Densho Digital Repository
Densho Visual History Collection
Title: Elsie Uyematsu Osajima Interview
Narrator: Elsie Uyematsu Osajima
Interviewers: Brian Niiya (primary); Karen Umemoto (secondary)
Location: Los Angeles, California
Date: November 29, 2018
Densho ID: ddr-densho-1000-451-3

<Begin Segment 3>

BN: Did you have to go to Japanese school?

EO: When I was young?

BN: Yeah.

EO: Yes. My dad didn't think it was necessary, but my mother, she insisted. So (the Japanese school bus would) pick us up every Saturday, and we'd spend the whole day at Japanese school.

BN: Which school?

EO: What school?

BN: Yeah, which Japanese school?

EO: Well, the Japanese community opened their own school. My dad was on the board of directors, he was treasurer. And they started, I don't know where they got the money, but they had enough money to have a big building and a school. There was a tennis court on the property and they used that for basketball games, I think. So it was a pretty large space.

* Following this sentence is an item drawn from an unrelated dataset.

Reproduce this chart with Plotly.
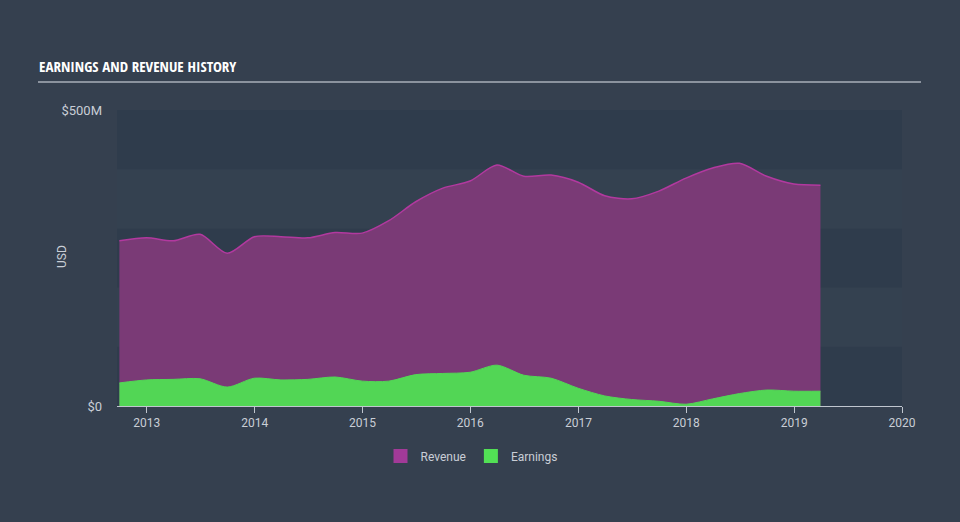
import plotly.graph_objects as go

dates = ["2012-09-30", "2012-12-31", "2013-03-31", "2013-06-30", "2013-09-30", "2013-12-31",
         "2014-03-31", "2014-06-30", "2014-09-30", "2014-12-31", "2015-03-31", "2015-06-30",
         "2015-09-30", "2015-12-31", "2016-03-31", "2016-06-30", "2016-09-30", "2016-12-31",
         "2017-03-31", "2017-06-30", "2017-09-30", "2017-12-31", "2018-03-31", "2018-06-30",
         "2018-09-30", "2018-12-31", "2019-03-31"]
revenue = [279, 284, 279, 290, 258, 286, 286, 284, 293, 292, 313, 345, 368, 380, 407, 388,
           390, 378, 355, 350, 363, 385, 402, 410, 388, 375, 373]
earnings = [39, 44, 45, 46, 32, 47, 44, 45, 49, 42, 42, 53, 55, 57, 69, 52, 47, 30, 17, 11,
            8, 3, 12, 21, 27, 25, 25]
x_ticks = ["2013-01-01", "2014-01-01", "2015-01-01", "2016-01-01", "2017-01-01",
           "2018-01-01", "2019-01-01", "2020-01-01"]
x_tick_text = ["2013", "2014", "2015", "2016", "2017", "2018", "2019", "2020"]
y_ticks = [0, 500]
y_tick_text = ["$0", "$500M"]

BG = "#35404f"
DARK = "#2f3c4c"
LIGHT = "#344150"
TXT = "#c9ced6"
FONT = "Roboto, 'Open Sans', sans-serif"

fig = go.Figure()
fig.add_trace(go.Scatter(
    x=dates, y=revenue, name="Revenue", mode="lines", showlegend=False,
    line=dict(color="#b2399f", width=1.5, shape="spline", smoothing=0.8),
    fill="tozeroy", fillcolor="#7a3a76",
))
fig.add_trace(go.Scatter(
    x=dates, y=earnings, name="Earnings", mode="lines", showlegend=False,
    line=dict(color="#52d655", width=1, shape="spline", smoothing=0.8),
    fill="tozeroy", fillcolor="#52d655",
))
# legend swatches
fig.add_trace(go.Scatter(x=[None], y=[None], name="Revenue", mode="markers",
                         marker=dict(symbol="square", size=14, color="#a23a98")))
fig.add_trace(go.Scatter(x=[None], y=[None], name="Earnings", mode="markers",
                         marker=dict(symbol="square", size=14, color="#52e055")))

shapes = []
for i in range(5):
    shapes.append(dict(type="rect", xref="paper", yref="y", x0=0, x1=1,
                       y0=i * 100, y1=(i + 1) * 100, layer="below", line_width=0,
                       fillcolor=DARK if i % 2 == 0 else LIGHT))
# title underline
shapes.append(dict(type="line", xref="paper", yref="paper",
                   x0=-79 / 785, x1=(921 - 117) / 785, y0=1 + 28 / 296,
                   y1=1 + 28 / 296, line=dict(color="#a9afb8", width=1.5)))

ann = [
    dict(text="<b>EARNINGS AND REVENUE HISTORY</b>", xref="paper", yref="paper",
         x=-80 / 785, y=1 + 32 / 296, xanchor="left", yanchor="bottom", showarrow=False,
         font=dict(family="'Open Sans Condensed', 'Roboto Condensed', sans-serif",
                   size=15, color="#ffffff")),
    dict(text="USD", xref="paper", yref="paper", x=(62 - 117) / 785, y=(406 - 257) / 296,
         xanchor="center", yanchor="middle", textangle=-90, showarrow=False,
         font=dict(size=12, color=TXT)),
]

fig.update_layout(
    width=960, height=522,
    margin=dict(l=117, r=58, t=110, b=116),
    paper_bgcolor=BG, plot_bgcolor=BG,
    font=dict(family=FONT, color=TXT, size=12),
    shapes=shapes,
    showlegend=True,
    legend=dict(orientation="h", x=0.5 - 38 / 785, xanchor="center", y=-0.12, yanchor="top",
                font=dict(size=12, color=TXT), bgcolor="rgba(0,0,0,0)",
                itemwidth=30),
    annotations=ann,
    xaxis=dict(
        type="date", range=["2012-09-22", "2020-01-01"],
        tickvals=x_ticks, ticktext=x_tick_text,
        showgrid=False, zeroline=False,
        showline=True, linecolor="#c0c6cf", linewidth=1,
        ticks="outside", ticklen=6, tickcolor="#c0c6cf",
        tickfont=dict(size=12, color=TXT),
    ),
    yaxis=dict(
        range=[0, 500], tickvals=y_ticks, ticktext=y_tick_text,
        showgrid=False, zeroline=False, showline=False,
        ticks="", ticklabelstandoff=14,
        tickfont=dict(size=13, color=TXT),
    ),
)

fig.write_html("out.html")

BN: How many years did you go?

EO: Let's see. Possibly 'til the war started.

BN: So were you pretty good at Japanese?

EO: Not really. I would frustrate my teachers because I spoke English at home because my dad spoke English. At school they have what they call hanashikai, that's a talk program, we all had to give speeches in Japanese. My Japanese had an English accent, which frustrated the heck out of him. [Laughs]

BN: So at home, your mother also spoke English, too?

EO: A little English, but she spoke mostly Japanese to me.

BN: But mainly your dad was...

EO: My dad is always English.

BN: ...encouraging English. That was fairly unusual for Issei at that time?

EO: I think it was unusual. That's why he saw himself as a liaison between the Japanese community and people at City Hall.

BN: Was he active in other kinds of community activities, Japanese associations?

EO: Yeah, the Japanese Association, and then I think he was one of the founders of the Christian church.

BN: This is a Japanese Christian church?

EO: The Japanese church on Kensington Avenue. But he and the minister didn't get along, the one we had, so he stayed away. He had friends, but his friends were... it's interesting, most of his friends were ministers from other churches.